-- Task description --
The listing below holds pictures; exclude them. Return exactly the lines from the one with "Emit a Python" through the one with "import numpy as np".

-- Raw records --
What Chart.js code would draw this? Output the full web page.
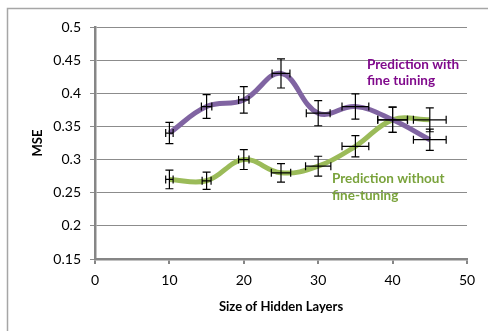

==

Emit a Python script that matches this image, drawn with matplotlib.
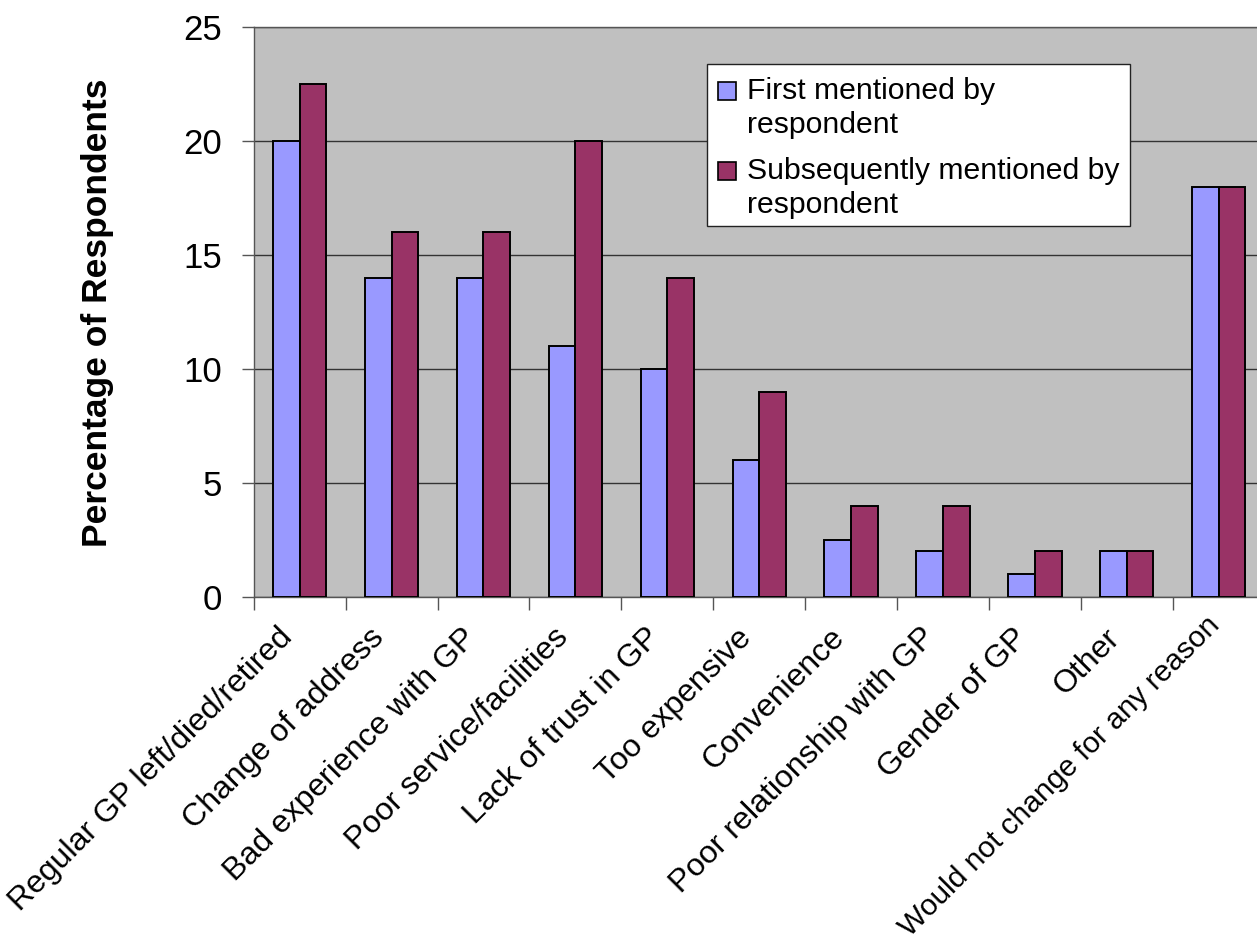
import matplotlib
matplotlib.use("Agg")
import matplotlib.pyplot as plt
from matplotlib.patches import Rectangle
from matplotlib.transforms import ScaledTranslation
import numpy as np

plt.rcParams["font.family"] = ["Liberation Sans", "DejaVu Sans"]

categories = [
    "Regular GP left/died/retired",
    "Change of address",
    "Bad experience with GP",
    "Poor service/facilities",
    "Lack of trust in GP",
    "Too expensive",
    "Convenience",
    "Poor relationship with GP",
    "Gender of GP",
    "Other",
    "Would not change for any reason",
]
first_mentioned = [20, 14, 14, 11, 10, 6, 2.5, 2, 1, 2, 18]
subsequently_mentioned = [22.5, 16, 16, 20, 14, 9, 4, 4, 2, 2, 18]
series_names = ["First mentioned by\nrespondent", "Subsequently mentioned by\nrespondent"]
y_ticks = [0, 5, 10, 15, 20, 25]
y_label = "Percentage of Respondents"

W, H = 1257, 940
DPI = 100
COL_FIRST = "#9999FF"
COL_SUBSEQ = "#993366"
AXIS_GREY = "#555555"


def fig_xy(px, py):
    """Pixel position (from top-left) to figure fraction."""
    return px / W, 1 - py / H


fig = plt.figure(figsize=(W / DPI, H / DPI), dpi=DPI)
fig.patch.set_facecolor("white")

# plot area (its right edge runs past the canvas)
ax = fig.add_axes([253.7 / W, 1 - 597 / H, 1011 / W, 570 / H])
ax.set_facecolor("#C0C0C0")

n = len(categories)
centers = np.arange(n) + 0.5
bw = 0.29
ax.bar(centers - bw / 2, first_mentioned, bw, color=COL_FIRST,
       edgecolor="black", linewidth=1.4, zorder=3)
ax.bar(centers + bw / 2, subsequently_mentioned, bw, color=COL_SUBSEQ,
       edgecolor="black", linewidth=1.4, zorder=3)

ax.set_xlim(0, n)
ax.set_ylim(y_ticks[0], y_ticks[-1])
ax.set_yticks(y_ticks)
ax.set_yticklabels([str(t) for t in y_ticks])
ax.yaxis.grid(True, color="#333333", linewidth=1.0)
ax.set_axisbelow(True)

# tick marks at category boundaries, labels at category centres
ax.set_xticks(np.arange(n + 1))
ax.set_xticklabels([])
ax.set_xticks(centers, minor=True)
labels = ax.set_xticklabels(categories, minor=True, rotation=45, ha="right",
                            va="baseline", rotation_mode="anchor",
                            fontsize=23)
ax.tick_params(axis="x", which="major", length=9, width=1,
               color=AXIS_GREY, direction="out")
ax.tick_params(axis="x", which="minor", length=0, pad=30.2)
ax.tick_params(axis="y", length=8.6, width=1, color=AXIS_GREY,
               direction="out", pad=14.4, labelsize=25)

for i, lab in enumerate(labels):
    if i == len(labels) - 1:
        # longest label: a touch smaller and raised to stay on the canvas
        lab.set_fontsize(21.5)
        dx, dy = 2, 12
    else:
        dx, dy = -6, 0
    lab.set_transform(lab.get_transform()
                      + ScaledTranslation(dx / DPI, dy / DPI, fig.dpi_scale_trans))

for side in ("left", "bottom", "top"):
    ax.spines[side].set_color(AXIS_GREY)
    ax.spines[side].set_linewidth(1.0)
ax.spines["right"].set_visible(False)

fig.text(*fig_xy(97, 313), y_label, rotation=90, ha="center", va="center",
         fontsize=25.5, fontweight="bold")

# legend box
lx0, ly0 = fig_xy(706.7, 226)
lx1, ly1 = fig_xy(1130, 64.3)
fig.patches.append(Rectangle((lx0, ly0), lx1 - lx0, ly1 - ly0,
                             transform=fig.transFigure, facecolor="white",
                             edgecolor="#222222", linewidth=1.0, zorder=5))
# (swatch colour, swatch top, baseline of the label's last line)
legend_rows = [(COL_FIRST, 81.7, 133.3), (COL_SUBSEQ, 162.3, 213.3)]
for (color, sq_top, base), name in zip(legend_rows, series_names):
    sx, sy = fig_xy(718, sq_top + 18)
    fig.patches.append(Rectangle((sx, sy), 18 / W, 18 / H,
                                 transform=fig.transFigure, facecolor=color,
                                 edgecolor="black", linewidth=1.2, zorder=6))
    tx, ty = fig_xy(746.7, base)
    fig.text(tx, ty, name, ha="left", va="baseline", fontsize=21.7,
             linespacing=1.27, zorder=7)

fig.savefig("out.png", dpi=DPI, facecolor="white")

-- Full output --
Emit a Python script that matches this image, drawn with matplotlib.
import matplotlib
matplotlib.use("Agg")
import matplotlib.pyplot as plt
from matplotlib.patches import Rectangle
from matplotlib.transforms import ScaledTranslation
import numpy as np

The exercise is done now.